DR-LoRA:面向专家混合模型适配的动态秩低秩自适应方法
DR-LoRA: Dynamic Rank LoRA for Mixture-of-Experts Adaptation
January 8, 2026
作者: Guanzhi Deng, Bo Li, Ronghao Chen, Huacan Wang, Linqi Song, Lijie Wen
cs.AI
摘要
专家混合模型(MoE)已成为扩展大语言模型(LLM)的重要范式。参数高效微调技术(如LoRA)被广泛用于将预训练的MoE大模型适配至下游任务。然而现有方法对所有专家模块采用统一的LoRA秩配置,忽视了MoE模型中专家功能分化的内在特性。这种均质化分配会导致资源错配:任务相关专家容量不足,而次要专家却获得冗余参数。我们提出动态秩LoRA框架DR-LoRA,其能根据任务需求在微调过程中动态调整专家LoRA秩。该框架采用专家显著性评分机制,综合考量专家路由频率与LoRA秩重要性,量化每个专家对扩展容量的需求。
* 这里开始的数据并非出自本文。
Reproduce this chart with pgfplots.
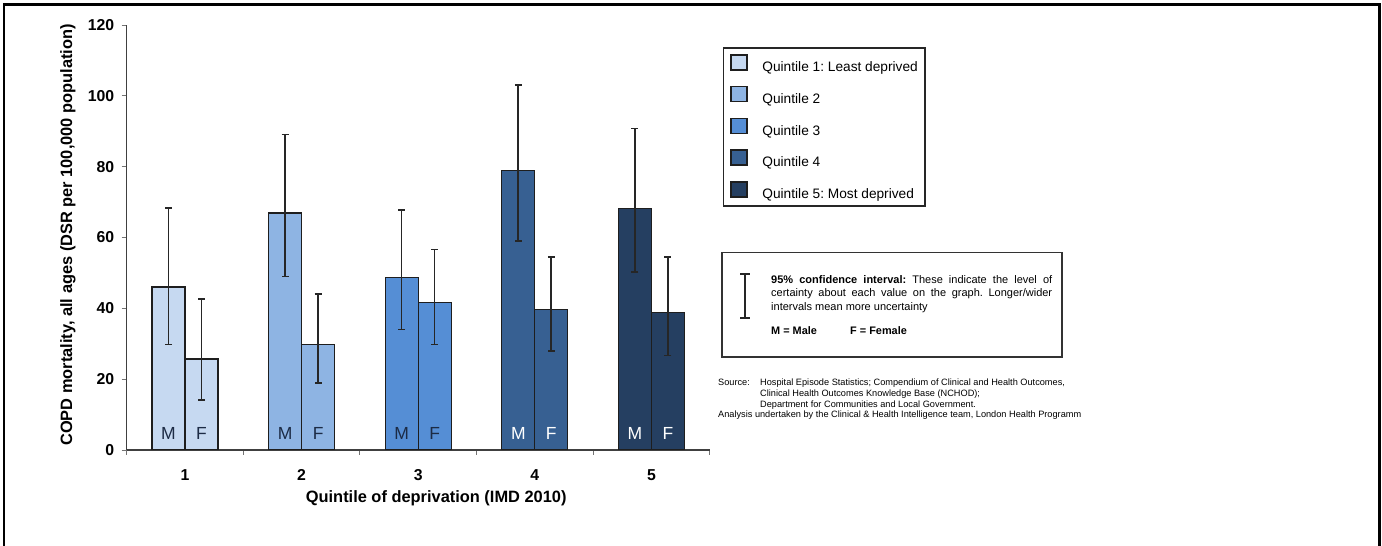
\documentclass[border=0pt]{standalone}
\usepackage{pgfplots}
\pgfplotsset{compat=1.18}
\usepackage{fontspec}
\setmainfont{Liberation Sans}
\frenchspacing
\definecolor{qa}{HTML}{C6D9F1}
\definecolor{qb}{HTML}{8EB4E3}
\definecolor{qc}{HTML}{558ED5}
\definecolor{qd}{HTML}{376092}
\definecolor{qe}{HTML}{253F61}
\definecolor{edge}{HTML}{1E1E1E}
\definecolor{lab}{HTML}{1C2B45}
\begin{document}
\begin{tikzpicture}[x=1pt,y=1pt]
\useasboundingbox (0,0) rectangle (1382,546);
\draw[line width=2.6pt] (4,-20) rectangle (1379.5,541.5);
\begin{axis}[
  at={(126.7pt,96pt)}, anchor=south west,
  scale only axis, width=583pt, height=425pt,
  ybar, enlargelimits=false,
  xmin=0.5, xmax=5.5, ymin=0, ymax=120,
  axis x line*=bottom, axis y line*=left,
  axis line style={-, draw=black!75, line width=1.2pt},
  tick align=outside, major tick length=5pt,
  tick style={draw=black!55, line width=0.9pt},
  ytick={0,20,40,60,80,100,120},
  xtick={0.5,1.5,2.5,3.5,4.5,5.5}, xticklabels={},
  extra x ticks={1,2,3,4,5},
  extra x tick style={major tick length=0pt, xticklabel style={yshift=-16pt}},
  /pgf/number format/assume math mode=true,
  ticklabel style={font=\fontsize{15.8}{18}\selectfont\bfseries},
  yticklabel style={xshift=-4pt},
  xlabel={Quintile of deprivation (IMD 2010)},
  ylabel={COPD mortality, all ages (DSR per 100,000 population)},
  xlabel style={font=\fontsize{16.4}{19}\selectfont\bfseries, at={(axis description cs:0.5,0)}, anchor=base, xshift=18pt, yshift=-53pt},
  ylabel style={font=\fontsize{16.4}{19}\selectfont\bfseries, at={(axis description cs:-0.1007,0.506)}, anchor=center},
  error bars/y dir=both, error bars/y explicit,
  error bars/error bar style={draw=black!85, line width=1.6pt},
  error bars/error mark options={draw=black!85, line width=1.8pt, mark size=3.5pt, rotate=90},
  bar width=33pt,
  legend style={at={(1.022,0.948)}, anchor=north west, draw=black!85, line width=1.8pt,
    inner xsep=7pt, inner ysep=6pt, row sep=12.9pt,
    font=\fontsize{13.7}{16}\selectfont, cells={anchor=west},
    nodes={inner sep=0pt}},
  legend image code/.code={\draw[#1,line width=1.6pt,draw=edge] (0pt,-2.6pt) rectangle (16pt,12.4pt); \path[draw=none,fill=none] (0pt,0pt) -- (31.2pt,0pt);},
]
% Male bars
\addplot[fill=qa, draw=edge, line width=1.2pt, bar shift=-16.5pt] coordinates {(1,46.0) += (0,22.3) -= (0,16.2)};
\addlegendentry{Quintile 1: Least deprived}
\addplot[fill=qb, draw=edge, line width=1.2pt, bar shift=-16.5pt] coordinates {(2,66.9) += (0,22.2) -= (0,17.9)};
\addlegendentry{Quintile 2}
\addplot[fill=qc, draw=edge, line width=1.2pt, bar shift=-16.5pt] coordinates {(3,48.8) += (0,18.9) -= (0,14.8)};
\addlegendentry{Quintile 3}
\addplot[fill=qd, draw=edge, line width=1.2pt, bar shift=-16.5pt] coordinates {(4,78.9) += (0,24.2) -= (0,20.0)};
\addlegendentry{Quintile 4}
\addplot[fill=qe, draw=edge, line width=1.2pt, bar shift=-16.5pt] coordinates {(5,68.3) += (0,22.5) -= (0,18.0)};
\addlegendentry{Quintile 5: Most deprived}
% Female bars
\addplot[forget plot, fill=qa, draw=edge, line width=1.2pt, bar shift=16.5pt] coordinates {(1,25.7) += (0,17.0) -= (0,11.5)};
\addplot[forget plot, fill=qb, draw=edge, line width=1.2pt, bar shift=16.5pt] coordinates {(2,29.8) += (0,14.3) -= (0,10.8)};
\addplot[forget plot, fill=qc, draw=edge, line width=1.2pt, bar shift=16.5pt] coordinates {(3,41.7) += (0,14.9) -= (0,11.9)};
\addplot[forget plot, fill=qd, draw=edge, line width=1.2pt, bar shift=16.5pt] coordinates {(4,39.6) += (0,14.9) -= (0,11.6)};
\addplot[forget plot, fill=qe, draw=edge, line width=1.2pt, bar shift=16.5pt] coordinates {(5,38.9) += (0,15.6) -= (0,12.2)};
% M / F labels
\foreach \q/\c in {1/lab,2/lab,3/lab,4/white,5/white}{
  \edef\tmp{\noexpand\node[anchor=base, text=\c, font=\noexpand\fontsize{17.5}{19}\noexpand\selectfont, xshift=-16.5pt, yshift=10pt] at (axis cs:\q,0) {M};
  \noexpand\node[anchor=base, text=\c, font=\noexpand\fontsize{17.5}{19}\noexpand\selectfont, xshift=16.5pt, yshift=10pt] at (axis cs:\q,0) {F};}
  \tmp
}
\end{axis}
% confidence interval box
\draw[draw=black!80, line width=1.1pt] (722,293.5) rectangle (1062,189);
\draw[black!85, line width=1.4pt] (745,272) -- (745,228) (740,272) -- (750,272) (740,228) -- (750,228);
\node[anchor=north west, inner sep=0pt, text width=281pt, align=justify,
  font=\fontsize{11}{13.6}\selectfont] at (771,271)
  {\textbf{95\% confidence interval:} These indicate the level of\linebreak certainty about each value on the graph. Longer/wider\linebreak intervals mean more uncertainty};
\node[anchor=base west, inner sep=0pt, font=\fontsize{10.9}{13}\selectfont\bfseries] at (771,211) {M = Male};
\node[anchor=base west, inner sep=0pt, font=\fontsize{10.9}{13}\selectfont\bfseries] at (850,211) {F = Female};
% source
\begin{scope}[every node/.style={anchor=base west, inner sep=0pt, font=\fontsize{9.2}{10}\selectfont}]
\node at (718,160) {Source:};
\node at (760,160) {Hospital Episode Statistics; Compendium of Clinical and Health Outcomes,};
\node at (760,149) {Clinical Health Outcomes Knowledge Base (NCHOD);};
\node at (760,138) {Department for Communities and Local Government.};
\node at (718,128) {Analysis undertaken by the Clinical \& Health Intelligence team, London Health Programm};
\end{scope}
\end{tikzpicture}
\end{document}
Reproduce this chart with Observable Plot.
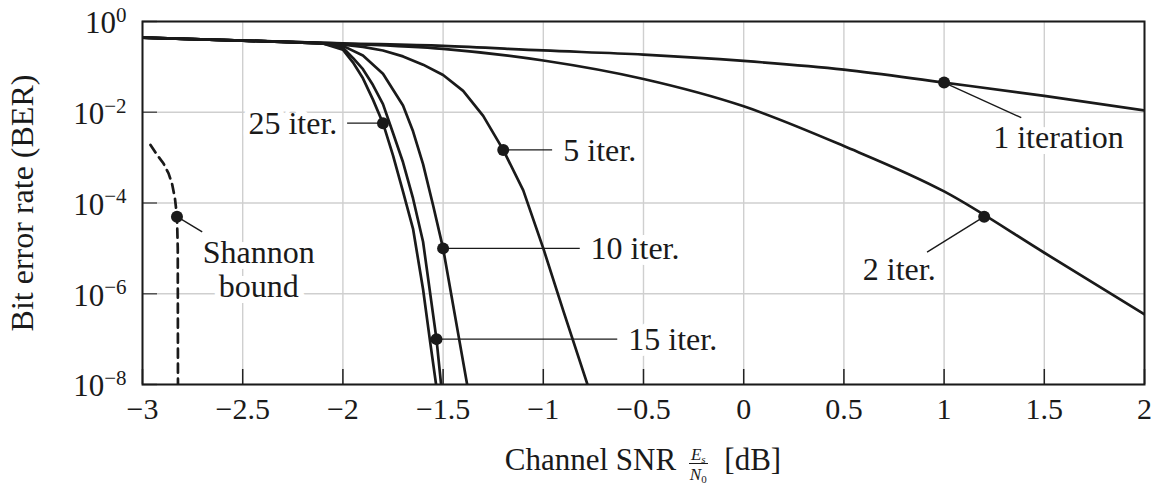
<!DOCTYPE html>
<html>
<head>
<meta charset="utf-8">
<script src="https://cdn.jsdelivr.net/npm/d3@7"></script>
<script src="https://cdn.jsdelivr.net/npm/@observablehq/plot@0.6"></script>
<style>
  body { margin: 0; background: #fff; }
  #wrap { position: relative; width: 1158px; height: 484px; font-family: "Liberation Serif", serif; color: #1a1a1a; }
  #xlabel { position: absolute; left: 142px; width: 1002px; top: 444px; text-align: center; font-size: 31px; line-height: 31px; white-space: nowrap; }
  .frac { display: inline-block; vertical-align: -10px; text-align: center; font-size: 17px; line-height: 15px; margin: 0 9px 0 5px; }
  .frac .num { display: block; border-bottom: 1.3px solid #1a1a1a; padding: 0 2px 1px 2px; }
  .frac .den { display: block; padding-top: 3px; }
  .frac sub { font-size: 11px; line-height: 0; vertical-align: -3px; }
</style>
</head>
<body>
<div id="wrap">
  <div id="chart"></div>
  <div id="xlabel">Channel SNR <span class="frac"><span class="num"><i>E</i><sub><i>s</i></sub></span><span class="den"><i>N</i><sub>0</sub></span></span> [dB]</div>
</div>
<script>
// ---- axis ticks ----
const xTicks = [-3, -2.5, -2, -1.5, -1, -0.5, 0, 0.5, 1, 1.5, 2];
const yTicks = [1, 1e-2, 1e-4, 1e-6, 1e-8];
const yLabel = "Bit error rate (BER)";

// ---- curves (SNR in dB, BER) ----
const snr1 = [-3, -2.5, -2, -1.5, -1, -0.5, 0, 0.5, 1, 1.5, 2];
const ber1 = [0.44, 0.38, 0.33, 0.29, 0.23, 0.186, 0.135, 0.087, 0.045, 0.023, 0.011];

const snr2 = [-3, -2.5, -2, -1.5, -1, -0.5, 0, 0.5, 1, 1.5, 2];
const ber2 = [0.44, 0.38, 0.325, 0.25, 0.138, 0.054, 0.0135, 1.8e-3, 1.8e-4, 8e-6, 3.5e-7];

const snr5 = [-3, -2.5, -2.1, -2, -1.9, -1.8, -1.7, -1.6, -1.5, -1.4, -1.3, -1.2, -1.1, -1, -0.9, -0.75];
const ber5 = [0.44, 0.38, 0.33, 0.31, 0.275, 0.23, 0.17, 0.112, 0.066, 0.0295, 8.3e-3, 1.48e-3, 1.9e-4, 1.0e-5, 4.2e-7, 4e-9];

const snr10 = [-3, -2.5, -2.1, -2, -1.9, -1.8, -1.7, -1.65, -1.6, -1.55, -1.5, -1.46, -1.42, -1.38, -1.36];
const ber10 = [0.44, 0.38, 0.33, 0.29, 0.178, 0.0708, 0.0141, 3.8e-3, 7.2e-4, 8.9e-5, 1e-5, 1e-6, 1e-7, 1e-8, 3.2e-9];

const snr15 = [-3, -2.5, -2.1, -2, -1.95, -1.9, -1.85, -1.8, -1.75, -1.7, -1.65, -1.6, -1.533, -1.51, -1.5];
const ber15 = [0.44, 0.38, 0.33, 0.263, 0.158, 0.089, 0.0398, 0.0151, 3.5e-3, 7.9e-4, 1.26e-4, 1.4e-5, 1e-7, 1e-8, 4e-9];

const snr25 = [-3, -2.5, -2.1, -2, -1.95, -1.9, -1.85, -1.8, -1.75, -1.7, -1.65, -1.6, -1.565, -1.535, -1.52];
const ber25 = [0.44, 0.38, 0.33, 0.24, 0.126, 0.056, 0.019, 5.75e-3, 1.12e-3, 1.78e-4, 2.7e-5, 1.26e-6, 8.9e-8, 1e-8, 3.2e-9];

const snrShannon = [-2.96, -2.93, -2.895, -2.87, -2.852, -2.838, -2.828, -2.824, -2.823];
const berShannon = [1.9e-3, 1.2e-3, 7.4e-4, 4.5e-4, 2.6e-4, 1.26e-4, 5e-5, 1e-5, 1e-8];

// ---- annotations ----
const annText   = ["1 iteration", "2 iter.", "5 iter.", "10 iter.", "15 iter.", "25 iter.", "Shannon\nbound"];
const annSnr    = [1, 1.2, -1.2, -1.5, -1.533, -1.8, -2.828];
const annBer    = [0.045, 5e-5, 1.48e-3, 1e-5, 1e-7, 5.75e-3, 5e-5];
const leadSnr   = [1.385, 0.915, -0.956, -0.818, -0.631, -1.979, -2.702];
const leadBer   = [7.6e-3, 8.3e-6, 1.48e-3, 1e-5, 1e-7, 5.75e-3, 2.3e-5];
const textSnr   = [1.571, 0.776, -0.9, -0.764, -0.576, -2.028, -2.42];
const textBer   = [2.8e-3, 3.4e-6, 1.48e-3, 1e-5, 1e-7, 5.75e-3, 3.5e-6];
const textAnchor = ["middle", "middle", "start", "start", "start", "end", "middle"];

// ---- build tables ----
const mk = (xs, ys) => xs.map((x, i) => ({x, y: ys[i]}));
const smooth = [mk(snr1, ber1), mk(snr2, ber2)];
const curves = [mk(snr5, ber5), mk(snr10, ber10), mk(snr15, ber15), mk(snr25, ber25)];
const shannon = mk(snrShannon, berShannon);
const ann = annText.map((t, i) => ({
  t, mx: annSnr[i], my: annBer[i], lx: leadSnr[i], ly: leadBer[i], tx: textSnr[i], ty: textBer[i], a: textAnchor[i]
}));

const ink = "#1a1a1a";
const W = 1158, H = 430, mL = 142, mR = 14, mT = 21, mB = 46;
const plotW = W - mL - mR, plotH = H - mT - mB;

const chart = Plot.plot({
  width: W, height: H,
  marginLeft: mL, marginRight: mR, marginTop: mT, marginBottom: mB,
  style: {fontFamily: '"Liberation Serif", serif', fontSize: "30px", color: ink, background: "white"},
  x: {domain: [-3, 2]},
  y: {type: "log", domain: [1e-8, 1]},
  marks: [
    Plot.gridX(xTicks, {stroke: "#cfcfcf", strokeOpacity: 1, strokeWidth: 1.4}),
    Plot.gridY(yTicks, {stroke: "#cfcfcf", strokeOpacity: 1, strokeWidth: 1.4}),
    Plot.ruleX(xTicks, {stroke: "#222", strokeWidth: 1.5, insetTop: plotH - 15}),
    Plot.ruleY(yTicks, {stroke: "#555", strokeWidth: 1.5, insetRight: plotW - 15}),
    Plot.axisX(xTicks, {tickSize: 0, tickPadding: 13, fontSize: 30, label: null,
      tickFormat: d => (d < 0 ? "\u2212" : "") + Math.abs(d)}),
    Plot.axisY(yTicks, {tickSize: 0, tickPadding: 16, fontSize: 31, label: null, dy: 2,
      tickFormat: d => { const e = Math.round(Math.log10(d)); return "10^" + (e === 0 ? "0" : "\u2212" + (-e)); }}),
    ...["start", "middle", "end"].map(a => Plot.text(ann.filter(d => d.a === a), {
      x: "tx", y: "ty", text: "t", textAnchor: a, fontSize: 32, lineHeight: 1.05,
      fill: ink, stroke: "white", strokeWidth: 12, paintOrder: "stroke", strokeLinejoin: "round"
    })),
    Plot.link(ann, {x1: "mx", y1: "my", x2: "lx", y2: "ly", stroke: ink, strokeWidth: 1.4}),
    ...smooth.map(c => Plot.line(c, {x: "x", y: "y", stroke: ink, strokeWidth: 2.7, curve: "monotone-x", clip: true})),
    ...curves.map(c => Plot.line(c, {x: "x", y: "y", stroke: ink, strokeWidth: 2.7, strokeLinejoin: "round", clip: true})),
    Plot.line(shannon, {x: "x", y: "y", stroke: ink, strokeWidth: 2.7, strokeDasharray: "9,6", clip: true}),
    Plot.dot(ann, {x: "mx", y: "my", r: 6, fill: ink}),
    Plot.frame({stroke: ink, strokeWidth: 2}),
    Plot.text([yLabel], {text: d => d, frameAnchor: "left", textAnchor: "middle", dx: -120, rotate: -90, fontSize: 32, fill: ink})
  ]
});

// superscript exponents on the y tick labels
d3.select(chart).selectAll("text").each(function () {
  const t = this.textContent;
  if (/^10\^/.test(t)) {
    const exp = t.slice(3);
    const sel = d3.select(this);
    sel.text(null);
    sel.append("tspan").text("10");
    sel.append("tspan").attr("dy", "-0.55em").attr("font-size", 21).text(exp);
  }
});

document.getElementById("chart").appendChild(chart);
</script>
</body>
</html>
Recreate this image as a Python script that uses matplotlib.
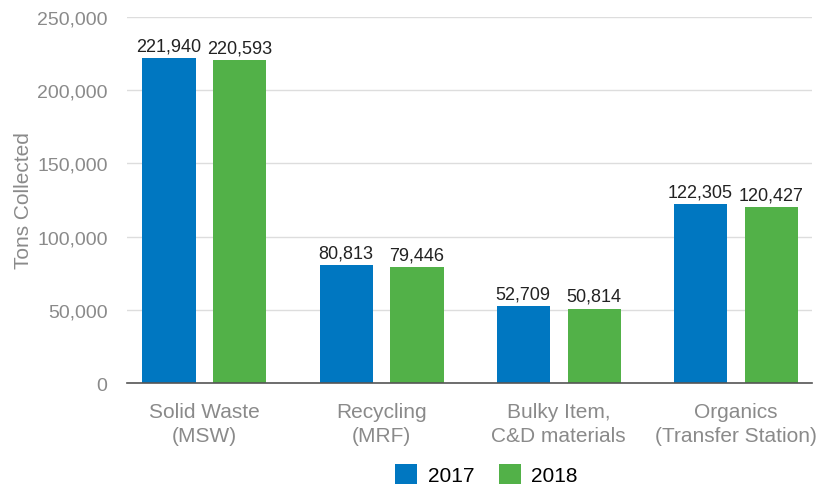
import numpy as np
import matplotlib.pyplot as plt
from matplotlib.ticker import FuncFormatter

plt.rcParams['font.family'] = ['Liberation Sans', 'DejaVu Sans']

categories = ['Solid Waste\n(MSW)', 'Recycling\n(MRF)', 'Bulky Item,\nC&D materials',
              'Organics\n(Transfer Station)']
tons_2017 = [221940, 80813, 52709, 122305]
tons_2018 = [220593, 79446, 50814, 120427]
years = ['2017', '2018']

blue = '#0077c1'
green = '#52b148'
gray = '#8a8a8a'

fig = plt.figure(figsize=(8.28, 4.89), dpi=100)
ax = fig.add_axes([0.1534, 0.2147, 0.8273, 0.7485])

x = np.arange(len(categories))
w = 0.30
off = 0.20
b1 = ax.bar(x - off, tons_2017, w, color=blue, label=years[0], zorder=3)
b2 = ax.bar(x + off, tons_2018, w, color=green, label=years[1], zorder=3)

for bars in (b1, b2):
    for b in bars:
        ax.text(b.get_x() + b.get_width() / 2, b.get_height() + 2500,
                f'{int(b.get_height()):,}', ha='center', va='bottom',
                fontsize=13, color='#222222')

ax.set_xlim(-0.437, 3.43)
ax.set_ylim(0, 250000)
ax.set_yticks(np.arange(0, 250001, 50000))
ax.yaxis.set_major_formatter(FuncFormatter(lambda v, p: f'{int(v):,}'))
ax.set_xticks(x)
ax.set_xticklabels(categories, linespacing=1.3)
ax.tick_params(axis='both', length=0, labelcolor=gray)
ax.tick_params(axis='x', pad=14, labelsize=15)
ax.tick_params(axis='y', pad=14, labelsize=14)
ax.grid(axis='y', color='#dddddd', linewidth=1, zorder=0)
for s in ['top', 'right', 'left']:
    ax.spines[s].set_visible(False)
ax.spines['bottom'].set_color('#555555')
ax.spines['bottom'].set_linewidth(1.2)
ax.spines['bottom'].set_zorder(4)

ax.set_ylabel('Tons Collected', fontsize=15, color=gray, labelpad=3)

fig.legend(handles=[b1, b2], labels=years, loc='center', ncol=2,
           bbox_to_anchor=(0.5876, 0.027), frameon=False, fontsize=15,
           handlelength=1.05, handleheight=1.05, handletextpad=0.5, columnspacing=1.2,
           borderpad=0)

fig.savefig('out.png', dpi=100)
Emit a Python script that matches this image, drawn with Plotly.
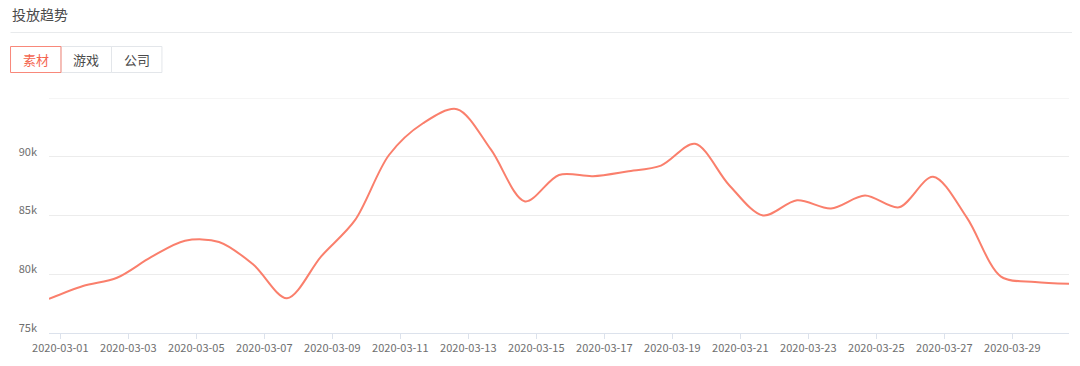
import pandas as pd
import plotly.graph_objects as go

# ---------------- data ----------------
dates = pd.date_range("2020-03-01", "2020-03-31", freq="D").strftime("%Y-%m-%d").tolist()
values = [77.9, 79.0, 79.7, 81.45, 82.85, 82.75, 80.85, 77.95, 81.5, 84.6,
          90.15, 92.85, 94.05, 90.6, 86.2, 88.45, 88.35, 88.75, 89.25, 91.1,
          87.6, 85.0, 86.3, 85.6, 86.7, 85.7, 88.3, 84.8, 79.8, 79.35, 79.2]
values = [v * 1000 for v in values]
y_ticks = [75000, 80000, 85000, 90000, 95000]
y_tick_labels = ["75k", "80k", "85k", "90k", ""]
x_tick_dates = pd.date_range("2020-03-01", "2020-03-29", freq="2D").strftime("%Y-%m-%d").tolist()
tabs = ["素材", "游戏", "公司"]
title_text = "投放趋势"

# ---------------- layout geometry ----------------
W, H = 1080, 366
ML, MR, MT, MB = 48.5, 11, 98, 33
PW, PH = W - ML - MR, H - MT - MB

def px(xp):
    return (xp - ML) / PW

def py(yp):
    return (H - MB - yp) / PH

FONT = "Noto Sans CJK SC, Open Sans, sans-serif"
LINE_COLOR = "#fa7f6c"
GRID_COLOR = "#ececec"

# data timestamps are local (UTC+8) midnights shown on a UTC axis
x_vals = pd.to_datetime(dates) - pd.Timedelta(hours=8)

fig = go.Figure()
fig.add_trace(go.Scatter(
    x=x_vals, y=values, mode="lines",
    line=dict(color=LINE_COLOR, width=2, shape="spline", smoothing=0.9),
    hoverinfo="x+y", showlegend=False,
))

shapes = [
    dict(type="line", xref="paper", yref="paper", x0=px(10), x1=px(1072), y0=py(32.5), y1=py(32.5),
         line=dict(color="#e8eaec", width=1)),
    # top grid line (max of y range)
    dict(type="line", xref="paper", yref="y", x0=0, x1=1, y0=y_ticks[-1], y1=y_ticks[-1],
         line=dict(color=GRID_COLOR, width=1), layer="below"),
]
annotations = [
    dict(text=title_text, xref="paper", yref="paper", x=px(9), y=py(14), xanchor="left", yanchor="middle",
         showarrow=False, font=dict(family=FONT, size=14, color="#4a4a4a")),
]

tab_edges = [10, 60.5, 111, 161.5]
for i, t in enumerate(tabs):
    x0, x1 = tab_edges[i], tab_edges[i + 1]
    selected = i == 0
    if not selected:
        shapes.append(dict(type="rect", xref="paper", yref="paper", x0=px(x0), x1=px(x1), y0=py(72.5), y1=py(46.5),
                           line=dict(color="#e3e6ea", width=1), fillcolor="rgba(0,0,0,0)"))
    annotations.append(dict(text=t, xref="paper", yref="paper", x=px((x0 + x1) / 2), y=py(59.5),
                            xanchor="center", yanchor="middle", showarrow=False,
                            font=dict(family=FONT, size=13, color="#f4654f" if selected else "#4a4a4a")))
shapes.append(dict(type="rect", xref="paper", yref="paper", x0=px(tab_edges[0]), x1=px(tab_edges[1]),
                   y0=py(72.5), y1=py(46.5), line=dict(color="#f8887a", width=1), fillcolor="rgba(0,0,0,0)"))

fig.update_layout(
    width=W, height=H,
    margin=dict(l=ML, r=MR, t=MT, b=MB, pad=0),
    paper_bgcolor="white", plot_bgcolor="white",
    font=dict(family=FONT, size=11, color="#6e6e6e"),
    shapes=shapes, annotations=annotations,
    xaxis=dict(
        type="date",
        range=[x_vals[0], x_vals[-1]],
        tickvals=x_tick_dates, tickformat="%Y-%m-%d",
        showgrid=False, zeroline=False,
        showline=True, linecolor="#dce2ec", linewidth=1,
        ticks="outside", ticklen=5, tickcolor="#dce2ec",
        tickfont=dict(family=FONT, size=11, color="#6e6e6e"),
        fixedrange=True,
    ),
    yaxis=dict(
        range=[75000, 95000],
        tickvals=y_ticks, ticktext=y_tick_labels,
        showgrid=True, gridcolor=GRID_COLOR, gridwidth=1,
        zeroline=False, showline=False, ticks="",
        ticklabelstandoff=11, ticklabelshift=-5,
        tickfont=dict(family=FONT, size=11, color="#6e6e6e"),
        fixedrange=True,
    ),
)

fig.write_html("out.html", config={"displayModeBar": False},
               post_script="document.body.style.margin='0';document.body.style.overflow='hidden';")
具有较高显著性得分的专家将优先进行秩扩展,从而自动形成契合目标任务的异构秩分布。在多基准测试上的实验表明,在相同参数预算下,DR-LoRA持续优于标准LoRA及静态分配策略,通过更高效的参数利用实现了更优的任务性能。
English
Mixture-of-Experts (MoE) has become a prominent paradigm for scaling Large Language Models (LLMs). Parameter-efficient fine-tuning (PEFT), such as LoRA, is widely adopted to adapt pretrained MoE LLMs to downstream tasks. However, existing approaches assign identical LoRA ranks to all experts, overlooking the intrinsic functional specialization within MoE LLMs. This uniform allocation leads to resource mismatch, task-relevant experts are under-provisioned while less relevant ones receive redundant parameters. We propose a Dynamic Rank LoRA framework named DR-LoRA, which dynamically grows expert LoRA ranks during fine-tuning based on task-specific demands. DR-LoRA employs an Expert Saliency Scoring mechanism that integrates expert routing frequency and LoRA rank importance to quantify each expert's demand for additional capacity. Experts with higher saliency scores are prioritized for rank expansion, enabling the automatic formation of a heterogeneous rank distribution tailored to the target task. Experiments on multiple benchmarks demonstrate that DR-LoRA consistently outperforms standard LoRA and static allocation strategies under the same parameter budget, achieving superior task performance with more efficient parameter utilization.